The question got DeChristopher thinking as he went to protest the eleventh hour auction in the final weeks of the Bush administration. When asked if he was there to bid, DeChristopher said yes. He became Bidder 70 and went on to win 14 parcels comprised of 22,500 acres for $1.8 million. His bogus bidding caused auction’s results to be canceled by the incoming Obama administration.
But the incident and the exam question raise an important, but largely neglected, question in the saga of Tim DeChristopher: Who should be able to bid for leases on federal land?
Yesterday, a federal jury found DeChristopher guilty of disrupting a federal auction and making false statements on federal forms. DeChristopher and his supporters framed his defense in terms of ending an “illegitimate” auction and fighting climate change. Little has been said, however, about whether environmental groups ought to be able to participate in an open lease auction.
Under current federal leasing rules, leases cannot be held by environmental groups for non-consumptive use. In other words, even if Tim DeChristopher had the money, current rules require leaseholders to develop their parcels, precluding any environmental group from holding them for recreational use or habitat protection. Politically powerful oil, timber, and grazing interests have kept the bidding process free of competition from environmentalists and, in many cases, below market value.
Could environmental groups afford to compete? Consider some of the allotments DeChristopher won. One of the first was a parcel near Moab for $2.25 per acre, or $500 total. Another was reportedly for $77. Others were much higher, reaching as much as $170 per acre. Less than a month after the auction, DeChristopher received more than $100,000 in donations. This was enough to cover the initial down payment on the leases. But the BLM would not accept it.

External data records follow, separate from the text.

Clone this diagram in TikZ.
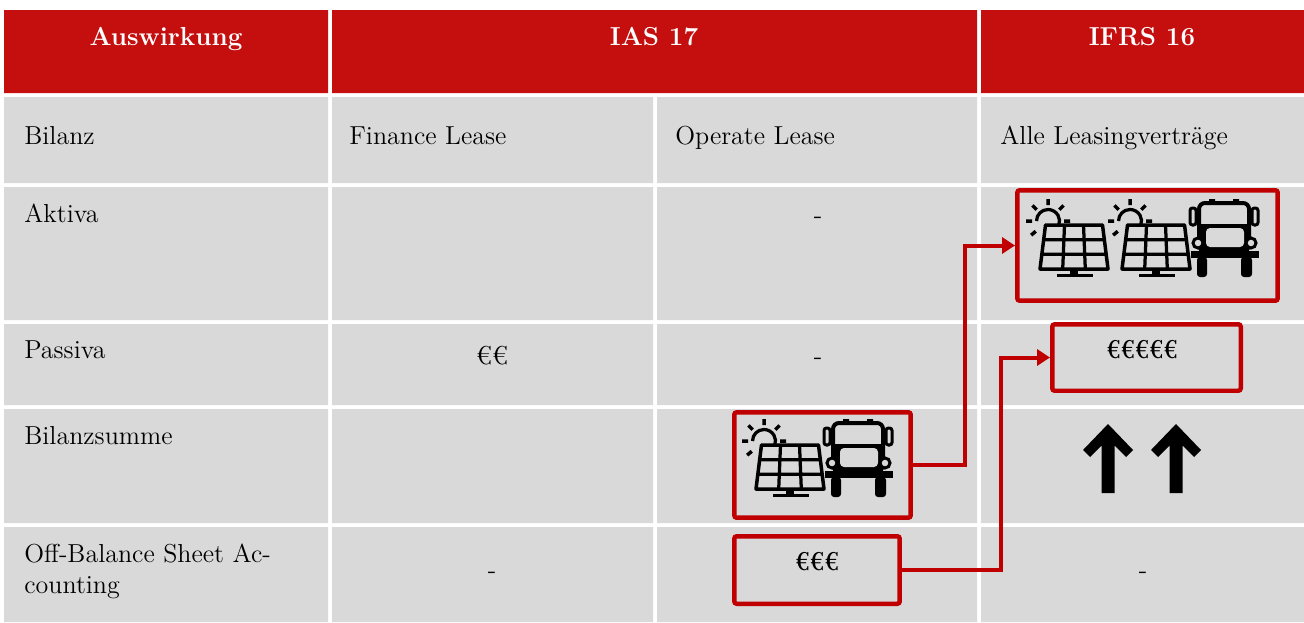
\documentclass[tikz,border=0pt]{standalone}
\usepackage{fontspec}
\usepackage{graphicx}
\usetikzlibrary{arrows.meta}

\definecolor{hdrred}{RGB}{197,14,14}
\definecolor{boxred}{RGB}{192,0,0}
\definecolor{cellgrey}{RGB}{217,217,217}

\tikzset{
  celltext/.style={anchor=base west, inner sep=0pt, font=\fontsize{14.8}{17.6}\selectfont},
  midtext/.style={anchor=base, inner sep=0pt, font=\fontsize{14.8}{17.6}\selectfont},
  boldmid/.style={anchor=base, inner sep=0pt, font=\fontsize{14.8}{17.6}\selectfont\bfseries},
  headtext/.style={anchor=base, inner sep=0pt, text=white, font=\fontsize{14.8}{17.6}\selectfont\bfseries},
  redbox/.style={draw=boxred, line width=0.09cm, rounded corners=0.05cm, inner sep=0pt},
  redline/.style={draw=boxred, line width=0.08cm, -{Triangle[length=0.26cm,width=0.32cm]}},
  solar/.pic={
    \draw[line width=0.065cm] (-26,-56) ++(180:11.5) arc[start angle=180, end angle=380, radius=11.5];
    \draw[line width=0.07cm] (-26,-56) +(0:16) -- +(0:22) +(140:16) -- +(140:22) +(180:16) -- +(180:22)
      +(225:16) -- +(225:22) +(270:16) -- +(270:22) +(315:16) -- +(315:22);
    \draw[line width=0.07cm, line join=round, fill=cellgrey] (-28.5,-52) -- (28.5,-52) -- (34,-8) -- (-34,-8) -- cycle;
    \draw[line width=0.065cm] (-30.3,-37.3) -- (30.3,-37.3) (-32.2,-22.7) -- (32.2,-22.7)
      (-9.5,-52) -- (-11.3,-8) (9.5,-52) -- (11.3,-8);
    \fill (-4,-8) rectangle (4,-3);
    \fill (-17,-3.5) rectangle (19,0);
  },
  truck/.pic={
    \draw[line width=0.06cm, rounded corners=0.05cm] (-34,-69) rectangle (-28,-52) (28,-69) rectangle (34,-52);
    \fill (-15,-78) rectangle (-9,-74) (9,-78) rectangle (15,-74);
    \draw[line width=0.08cm, rounded corners=0.12cm, fill=cellgrey] (-25,-74) rectangle (25,-26);
    \fill (-25,-53) rectangle (25,-26);
    \fill[cellgrey, rounded corners=0.08cm] (-18,-49) rectangle (20,-30);
    \draw[line width=0.06cm, fill=cellgrey] (-26,-34) circle[radius=5] (27,-34) circle[radius=5];
    \fill (-33,-26) rectangle (35,-19);
    \fill[rounded corners=0.06cm] (-27,-20) rectangle (-17,0) (17,-20) rectangle (28,0);
  },
  bigarrow/.pic={
    \fill (0,0) -- (25,26) -- (18,33) -- (6.5,21.5) -- (6.5,69) -- (-6.5,69) -- (-6.5,21.5) -- (-18,33) -- (-25,26) -- cycle;
  }
}

\begin{document}
\begin{tikzpicture}[x=0.02cm, y=-0.02cm]
\useasboundingbox (0,0) rectangle (1304,622);

\fill[hdrred] (4,10) rectangle (328,93) (332,10) rectangle (977,93) (981,10) rectangle (1304,93);
\fill[cellgrey] (4,97) rectangle (328,183) (332,97) rectangle (653,183) (657,97) rectangle (977,183) (981,97) rectangle (1304,183);
\fill[cellgrey] (4,187) rectangle (328,320) (332,187) rectangle (653,320) (657,187) rectangle (977,320) (981,187) rectangle (1304,320);
\fill[cellgrey] (4,324) rectangle (328,405) (332,324) rectangle (653,405) (657,324) rectangle (977,405) (981,324) rectangle (1304,405);
\fill[cellgrey] (4,409) rectangle (328,523) (332,409) rectangle (653,523) (657,409) rectangle (977,523) (981,409) rectangle (1304,523);
\fill[cellgrey] (4,527) rectangle (328,622) (332,527) rectangle (653,622) (657,527) rectangle (977,622) (981,527) rectangle (1304,622);

\node[headtext] (hauswirkung) at (166,45) {Auswirkung};
\node[headtext] (hias) at (654,45) {IAS 17};
\node[headtext] (hifrs) at (1142,45) {IFRS 16};

\node[celltext] (bilanz) at (24,144) {Bilanz};
\node[celltext] (finance) at (349,144) {Finance Lease};
\node[celltext] (operate) at (675,144) {Operate Lease};
\node[celltext] (alle) at (1000,144) {Alle Leasingverträge};

\node[celltext] (aktiva) at (24,222) {Aktiva};
\node[midtext] (aktop) at (818,223) {-};

\node[celltext] (passiva) at (24,358) {Passiva};
\node[midtext] (passfin) at (492,364) {€€};
\node[midtext] (passop) at (818,364) {-};

\node[celltext] (summe) at (24,444) {Bilanzsumme};

\node[celltext, align=left] (offbal) at (24,593) {Off-Balance Sheet Ac-\\counting};
\node[midtext] (offfin) at (492,578) {-};
\node[midtext] (offifrs) at (1143,578) {-};

\node[redbox, minimum width=5.21cm, minimum height=2.21cm] (aktbox) at (1147.5,245.5) {};
\node[redbox, minimum width=3.77cm, minimum height=1.33cm] (passbox) at (1146.5,357.5) {};
\node[redbox, minimum width=3.53cm, minimum height=2.11cm] (opbox) at (822.5,465) {};
\node[redbox, minimum width=3.31cm, minimum height=1.35cm] (eurobox) at (817,570) {};

\node[boldmid] (eurotxt) at (817,570) {\scalebox{0.8}[1]{€€€}};
\node[boldmid] (passtxt) at (1142,358) {\scalebox{0.78}[1]{€€€€€}};

\pic at (1074,277) {solar};
\pic at (1156,277) {solar};
\pic at (1224,277) {truck};
\pic at (790,497) {solar};
\pic at (858,497) {truck};

\pic at (1108,424) {bigarrow};
\pic at (1176,424) {bigarrow};

\draw[redline] (opbox.east) -- ++(52,0) |- (aktbox.west);
\draw[redline] (eurobox.east) -- ++(99,0) |- (passbox.west);
\end{tikzpicture}
\end{document}
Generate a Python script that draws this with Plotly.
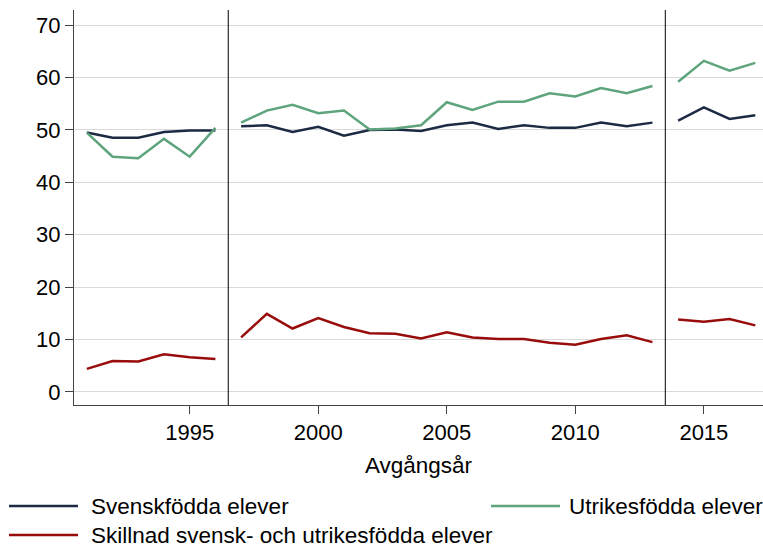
import plotly.graph_objects as go

years_a = [1991, 1992, 1993, 1994, 1995, 1996]
years_b = [1997, 1998, 1999, 2000, 2001, 2002, 2003, 2004, 2005, 2006, 2007, 2008, 2009, 2010, 2011, 2012, 2013]
years_c = [2014, 2015, 2016, 2017]

svensk_a = [49.5, 48.5, 48.5, 49.6, 49.9, 49.9]
svensk_b = [50.7, 50.9, 49.6, 50.6, 48.9, 50.0, 50.1, 49.8, 50.9, 51.4, 50.2, 50.9, 50.4, 50.4, 51.4, 50.7, 51.4]
svensk_c = [51.8, 54.3, 52.1, 52.8]

utrikes_a = [49.5, 44.9, 44.6, 48.3, 44.9, 50.4]
utrikes_b = [51.4, 53.7, 54.8, 53.2, 53.7, 50.1, 50.3, 50.9, 55.3, 53.8, 55.4, 55.4, 57.0, 56.4, 58.0, 57.0, 58.4]
utrikes_c = [59.2, 63.2, 61.3, 62.8]

skillnad_a = [4.4, 5.9, 5.8, 7.2, 6.6, 6.3]
skillnad_b = [10.4, 14.9, 12.1, 14.1, 12.4, 11.2, 11.1, 10.2, 11.4, 10.4, 10.1, 10.1, 9.4, 9.0, 10.1, 10.8, 9.5]
skillnad_c = [13.8, 13.4, 13.9, 12.7]

breaks = [1996.5, 2013.5]
x_ticks = [1995, 2000, 2005, 2010, 2015]
y_ticks = [0, 10, 20, 30, 40, 50, 60, 70]

names = ["Svenskfödda elever", "Utrikesfödda elever", "Skillnad svensk- och utrikesfödda elever"]
colors = ["#1d2a44", "#5ea47d", "#990c0c"]

FONT = "Arial, Liberation Sans, sans-serif"
W, H = 763, 547
ML, MR, MT, MB = 74, 0, 10, 142
PW = W - ML - MR
PH = H - MT - MB

fig = go.Figure()
series = [
    (svensk_a, svensk_b, svensk_c),
    (utrikes_a, utrikes_b, utrikes_c),
    (skillnad_a, skillnad_b, skillnad_c),
]
for name, color, (a, b, c) in zip(names, colors, series):
    for yrs, vals in ((years_a, a), (years_b, b), (years_c, c)):
        fig.add_trace(go.Scatter(x=yrs, y=vals, mode="lines", name=name,
                                 line=dict(color=color, width=2.5),
                                 showlegend=False))

for bx in breaks:
    fig.add_shape(type="line", xref="x", yref="paper", x0=bx, x1=bx, y0=0, y1=1,
                  line=dict(color="black", width=1))

def px_x(px):
    return (px - ML) / PW

def px_y(py):
    return (H - MB - py) / PH

legend_items = [(0, 9, 506, 81), (1, 491, 506, 77), (2, 9, 535, 81)]
for idx, lx, ly, gap in legend_items:
    fig.add_shape(type="line", xref="paper", yref="paper",
                  x0=px_x(lx), x1=px_x(lx + 69), y0=px_y(ly), y1=px_y(ly),
                  line=dict(color=colors[idx], width=2.5))
    fig.add_annotation(xref="paper", yref="paper", x=px_x(lx + gap), y=px_y(ly),
                       text=names[idx], showarrow=False, xanchor="left", yanchor="middle",
                       borderpad=0,
                       font=dict(family=FONT, size=22.5, color="black"))

fig.update_layout(
    width=W, height=H,
    margin=dict(l=ML, r=MR, t=MT, b=MB),
    paper_bgcolor="white", plot_bgcolor="white",
    font=dict(family=FONT, size=22, color="black"),
    showlegend=False,
)
fig.update_xaxes(range=[1990.5, 2017.3], tickvals=x_ticks, ticks="outside", ticklen=8,
                 tickcolor="#444", showline=True, linecolor="#444", linewidth=1,
                 showgrid=False, zeroline=False,
                 title=dict(text="Avgångsår", font=dict(size=22.5), standoff=12))
fig.update_yaxes(range=[-2.5, 72.9], tickvals=y_ticks, ticks="outside", ticklen=8,
                 tickcolor="#444", showline=True, linecolor="#444", linewidth=1,
                 showgrid=True, gridcolor="#dadada", gridwidth=1, zeroline=False)

fig.write_html("out.html", config={"displayModeBar": False},
               post_script="document.body.style.margin='0px';")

As I described in PERC Reports last year, open lease auctions have the potential to reduce much of the acrimony surrounding energy leasing on public lands. It would force bidders to consider the tradeoffs associated with other land uses and gives environmental groups an alternative to lobbying, litigation, and political jockeying to preserve important swaths of federal land. In effect, open auctions would lower the transaction costs of cooperation between environmentalists and oil companies—two groups that are almost perpetually at odds with one another.